In any case, it is desirable that the ends of the contact elements contact the sewing needle 7 at a desirable angle. A detail description will be provided while referring to FIG. 8 as a representative example, wherein the contact element 140B contacts the sewing needle 7 at an angle α of 50 degrees or greater between a tangent line S1, where the contact element 14 contacts the sewing needle 7, and a symmetrical line S2, which is symmetric with the pungent line S1 with respect to a progression direction C of the contact element 14B. When the angle α is less than 50 degrees, there is a danger that an excessive amount of pressure can operate on the sewing needle 7 when the operation screw 15 is tightened, thereby damaging the wall surfaces of the needle insertion hole 12c.
Also, although in the above-described embodiment the grip member 16 and the male screw portion 17 are formed integrally, a grip member and a pin-shaped male screw portion can be formed from separate components. In this case, the male screw portion is formed to the grip member rather than to the male screw portion. The sewing needle 7 can be fixed by inserting both the contact element 14 and the male screw portion into the through hole 13a and then by screwing the grip member.

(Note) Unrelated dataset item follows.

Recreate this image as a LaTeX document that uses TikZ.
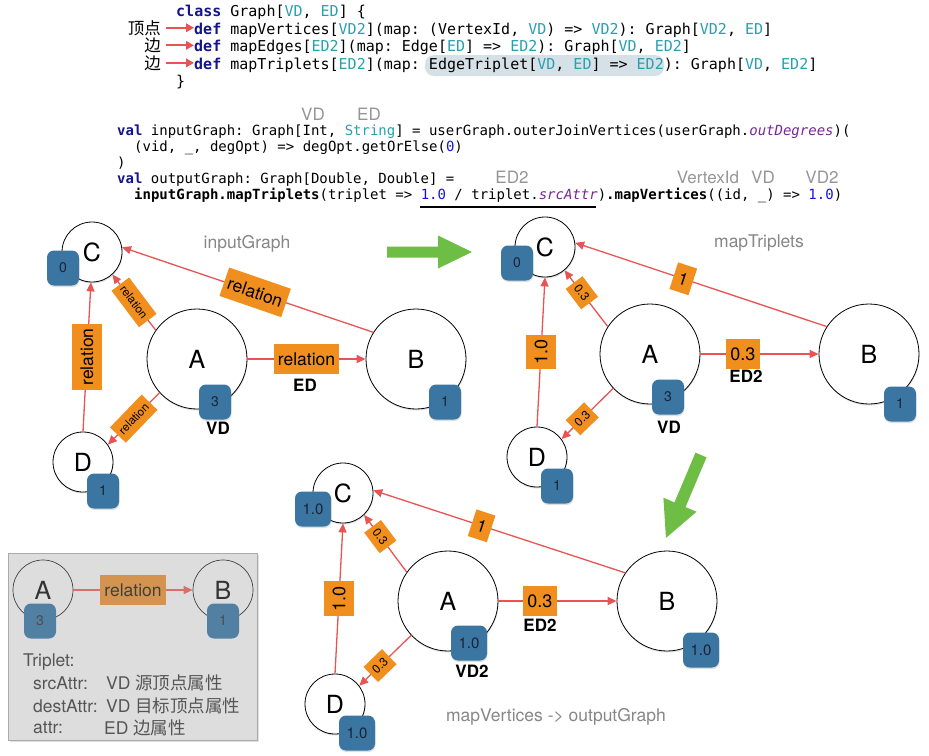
\documentclass[tikz,border=0pt]{standalone}
\usepackage{fontspec}
\setmainfont{TeX Gyre Heros}
\setmonofont{DejaVu Sans Mono}
\newfontfamily\cjk{Noto Sans CJK SC}
\usetikzlibrary{arrows.meta,shadows}
\definecolor{lorange}{RGB}{240,143,30}
\definecolor{boxblue}{RGB}{59,118,163}
\definecolor{boxtext}{RGB}{25,35,50}
\definecolor{ered}{RGB}{232,84,84}
\definecolor{agreen}{RGB}{110,190,70}
\definecolor{captgray}{RGB}{135,135,135}
\definecolor{anngray}{RGB}{150,150,150}
\definecolor{kwc}{RGB}{20,20,140}
\definecolor{tyc}{RGB}{41,160,175}
\definecolor{nmc}{RGB}{20,20,230}
\definecolor{itc}{RGB}{120,40,150}
\definecolor{hlc}{RGB}{214,224,231}
\definecolor{legbg}{RGB}{221,221,221}
\definecolor{legborder}{RGB}{170,170,170}
\definecolor{legblue}{RGB}{82,128,163}
\definecolor{legorange}{RGB}{212,148,80}
\definecolor{legred}{RGB}{214,112,108}
\definecolor{legtext}{RGB}{85,85,85}
\newcommand{\myfs}[1]{\fontsize{#1}{#1}\selectfont}
\newcommand{\ckw}[1]{\textcolor{kwc}{\bfseries #1}}
\newcommand{\cty}[1]{\textcolor{tyc}{#1}}
\newcommand{\cnm}[1]{\textcolor{nmc}{#1}}
\newcommand{\cit}[1]{\textcolor{itc}{\itshape #1}}
\tikzset{
  vbig/.style={circle, draw=black, line width=0.8pt, fill=white, minimum size=100pt, inner sep=0pt,
    font=\myfs{25}, drop shadow={shadow xshift=0.5pt, shadow yshift=-1.5pt, opacity=0.25}},
  vsmall/.style={vbig, minimum size=60pt},
  vbox/.style={rounded corners=7pt, fill=boxblue, minimum width=32pt, minimum height=35pt, inner sep=0pt,
    font=\myfs{14}, text=boxtext, drop shadow={shadow xshift=0.5pt, shadow yshift=-1.5pt, opacity=0.25}},
  vboxw/.style={vbox, minimum width=36pt, font=\myfs{15}},
  edge/.style={draw=ered, line width=1.3pt, -{Triangle[length=9pt,width=8pt]}},
  elab/.style={fill=lorange, inner sep=0pt, inner xsep=4pt, minimum height=30pt, font=\myfs{17.5}, text=black, midway},
  elabs/.style={fill=lorange, inner sep=0pt, inner xsep=4pt, minimum height=22pt, font=\myfs{11.5}, text=black, midway},
  nlab/.style={fill=lorange, inner sep=0pt, inner xsep=4.5pt, minimum height=30pt, font=\myfs{18}, text=black, midway},
  nlabone/.style={fill=lorange, inner sep=0pt, minimum width=20pt, minimum height=28pt, font=\myfs{17}, text=black},
  nlabs/.style={fill=lorange, inner sep=0pt, inner xsep=4.5pt, minimum height=21pt, font=\myfs{12}, text=black},
  bold/.style={font=\myfs{17}\bfseries, inner sep=0pt},
  capt/.style={font=\myfs{17.5}, text=captgray, inner sep=0pt},
  ann/.style={font=\myfs{17}, text=anngray, inner sep=0pt},
  codeA/.style={font=\ttfamily\myfs{15}, anchor=base west, inner sep=0pt},
  codeB/.style={font=\ttfamily\myfs{14}, anchor=base west, inner sep=0pt},
  zhlab/.style={font=\cjk\myfs{16.5}, anchor=base east, inner sep=0pt},
  redarr/.style={draw=ered, line width=1.8pt, -{Triangle[length=8pt,width=8.5pt]}},
  garrow/.style={fill=agreen},
  legcirc/.style={circle, draw=black!75, line width=0.7pt, minimum size=60pt, inner sep=0pt, font=\myfs{25}, text=black!80},
  legbox/.style={rounded corners=7pt, fill=legblue, minimum width=32pt, minimum height=35pt, inner sep=0pt, font=\myfs{14}, text=black!70},
  legtxt/.style={font=\myfs{17.5}, text=legtext, inner sep=0pt, anchor=west},
}
\begin{document}
\begin{tikzpicture}[x=1pt,y=-1pt]
\useasboundingbox (0,0) rectangle (929,755);
\fill[white] (0,0) rectangle (929,755);

% ---------- code block 1 ----------
\fill[hlc, rounded corners=9pt] (425,55) rectangle (664,76);
\node[codeA] (c1) at (176,16.5) {\ckw{class} Graph[\cty{VD}, \cty{ED}] \{};
\node[codeA] (c2) at (194,34) {\ckw{def} mapVertices[\cty{VD2}](map: (VertexId, \cty{VD}) => \cty{VD2}): Graph[\cty{VD2}, \cty{ED}]};
\node[codeA] (c3) at (194,51.5) {\ckw{def} mapEdges[\cty{ED2}](map: Edge[\cty{ED}] => \cty{ED2}): Graph[\cty{VD}, \cty{ED2}]};
\node[codeA] (c4) at (194,69) {\ckw{def} mapTriplets[\cty{ED2}](map: EdgeTriplet[\cty{VD}, \cty{ED}] => \cty{ED2}): Graph[\cty{VD}, \cty{ED2}]};
\node[codeA] (c5) at (176,86.5) {\}};
\node[zhlab] (z2) at (161,34) {顶点};
\node[zhlab] (z3) at (161,51.5) {边};
\node[zhlab] (z4) at (161,69) {边};
\draw[redarr] ([xshift=5pt]z2.east) -- (z2.east -| c2.west);
\draw[redarr] ([xshift=5pt]z3.east) -- (z3.east -| c3.west);
\draw[redarr] ([xshift=5pt]z4.east) -- (z4.east -| c4.west);

% ---------- code block 2 ----------
\node[ann] (a1) at (313,114) {VD};
\node[ann] (a2) at (369,114) {ED};
\node[codeB] (d1) at (117,135) {\ckw{val} inputGraph: Graph[Int, \cty{String}] = userGraph.outerJoinVertices(userGraph.\cit{outDegrees})(};
\node[codeB] (d2) at (134,151) {(vid, \_, degOpt) => degOpt.getOrElse(\cnm{0})};
\node[codeB] (d3) at (117,167) {)};
\node[codeB] (d4) at (117,183) {\ckw{val} outputGraph: Graph[Double, Double] =};
\node[codeB] (d5) at (134,199) {\textbf{inputGraph.mapTriplets}(triplet => \cnm{1.0} / triplet.\cit{srcAttr})\textbf{.mapVertices}((id, \_) => \cnm{1.0})};
\node[ann] (a3) at (512,177) {ED2};
\node[ann] (a4) at (708,177) {VertexId};
\node[ann] (a5) at (763,177) {VD};
\node[ann] (a6) at (822,177) {VD2};
\coordinate (ul1) at (420,207);
\coordinate (ul2) at (596,207);
\draw[line width=1.6pt] (ul1) -- (ul2);

% ---------- graph 1: inputGraph ----------
\node[capt] (t1) at (247,244) {inputGraph};
\node[vbig] (A1) at (197,359) {A};
\node[vbig] (B1) at (416,359) {B};
\node[vsmall] (C1) at (92,252) {C};
\node[vsmall] (D1) at (83,462) {D};
\node[vbox] (A1v) at (215,402) {3};
\node[vbox] (B1v) at (445,402) {1};
\node[vbox] (C1v) at (63,268) {0};
\node[vbox] (D1v) at (103,491) {1};
\draw[edge] (A1) -- node[elab]{relation} (B1);
\draw[edge] (B1.148) -- node[elab, pos=0.47, rotate=-19]{relation} (C1.9);
\draw[edge] (A1.145) -- node[elabs, rotate=-53]{relation} (C1.-48);
\draw[edge] (D1.90) -- node[elab, rotate=90]{relation} (C1.-92);
\draw[edge] (A1.222) -- node[elabs, rotate=46]{relation} (D1.35);
\node[bold] (ed1) at (305,385) {ED};
\node[bold] (vd1) at (218,428) {VD};

% ---------- graph 2: mapTriplets ----------
\node[capt] (t2) at (759,243) {mapTriplets};
\node[vbig] (A2) at (650,354) {A};
\node[vbig] (B2) at (869,354) {B};
\node[vsmall] (C2) at (545,247) {C};
\node[vsmall] (D2) at (537,457) {D};
\node[vbox] (A2v) at (668,397) {3};
\node[vbox] (B2v) at (900,404) {1};
\node[vbox] (C2v) at (517,263) {0};
\node[vbox] (D2v) at (557,486) {1};
\draw[edge] (A2) -- node[nlab, pos=0.36]{0.3} (B2);
\draw[edge] (B2.147) -- node[nlabone, pos=0.57, rotate=-18]{1} (C2.8);
\draw[edge] (A2.147) -- node[nlabs, pos=0.6, rotate=-53]{0.3} (C2.-50);
\draw[edge] (D2.90) -- node[nlab, rotate=90]{1.0} (C2.-90);
\draw[edge] (A2.223) -- node[nlabs, pos=0.6, rotate=44]{0.3} (D2.36);
\node[bold] (ed2) at (746,376) {ED2};
\node[bold] (vd2) at (669,427) {VD};

% ---------- graph 3: mapVertices ----------
\node[capt] (t3) at (556,717) {mapVertices -> outputGraph};
\node[vbig] (A3) at (448,601) {A};
\node[vbig] (B3) at (667,601) {B};
\node[vsmall] (C3) at (343,493) {C};
\node[vsmall] (D3) at (335,704) {D};
\node[vboxw] (A3v) at (469,643) {1.0};
\node[vboxw] (B3v) at (701,650) {1.0};
\node[vboxw] (C3v) at (313,509) {1.0};
\node[vboxw] (D3v) at (357,733) {1.0};
\draw[edge] (A3) -- node[nlab, pos=0.35]{0.3} (B3);
\draw[edge] (B3.146) -- node[nlabone, pos=0.57, rotate=-18]{1} (C3.5);
\draw[edge] (A3.145) -- node[nlabs, pos=0.62, rotate=-53]{0.3} (C3.-46);
\draw[edge] (D3.90) -- node[nlab, rotate=90]{1.0} (C3.-90);
\draw[edge] (A3.223) -- node[nlabs, pos=0.6, rotate=44]{0.3} (D3.37);
\node[bold] (ed3) at (540,625) {ED2};
\node[bold] (vd3) at (472,671) {VD2};

% ---------- green arrows ----------
\begin{scope}[shift={(387,252)}]
\fill[garrow] (0,-5.5) -- (51,-5.5) -- (51,-16.5) -- (85,0) -- (51,16.5) -- (51,5.5) -- (0,5.5) -- cycle;
\end{scope}
\begin{scope}[shift={(701,455)}, rotate=-112.9]
\fill[garrow] (0,-6) -- (54,-6) -- (54,-18) -- (90,0) -- (54,18) -- (54,6) -- (0,6) -- cycle;
\end{scope}

% ---------- legend ----------
\fill[black, opacity=0.12] (9.5,555) rectangle (258.5,742);
\draw[legborder, fill=legbg, line width=0.8pt] (8,553) rectangle (257,740);
\node[legcirc] (LA) at (43,590) {A};
\node[legcirc] (LB) at (223,590) {B};
\node[legbox] (LAv) at (40,621) {3};
\node[legbox] (LBv) at (223,621) {1};
\draw[draw=legred, line width=1.3pt, -{Triangle[length=9pt,width=8pt]}] (LA) -- node[midway, fill=legorange, inner sep=0pt, inner xsep=4pt, minimum height=30pt, font=\myfs{17.5}, text=black!75]{relation} (LB);
\node[legtxt] (lt0) at (23,662) {Triplet:};
\node[legtxt] (lt1) at (33,683) {srcAttr:};
\node[legtxt] (lv1) at (106,683) {VD {\cjk 源顶点属性}};
\node[legtxt] (lt2) at (33,706) {destAttr:};
\node[legtxt] (lv2) at (106,706) {VD {\cjk 目标顶点属性}};
\node[legtxt] (lt3) at (33,728) {attr:};
\node[legtxt] (lv3) at (104,728) {ED {\cjk 边属性}};
\end{tikzpicture}
\end{document}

Also, the contact element 14 can be formed with a rectangular shape when viewed in cross-section horizontally through its lengthwise axis.
The present invention can be applied to a needle holding unit used in a variety of different types of sewing machines, such as, domestic or industrial sewing machines.
In the above-described embodiments, the needle insertion hole extends in the vertical direction, and the through hole extends in the horizontal direction that is perpendicular to the vertical direction. However, the needle hole can be formed to extend in any direction intersecting the direction in which the needle insertion hole extends.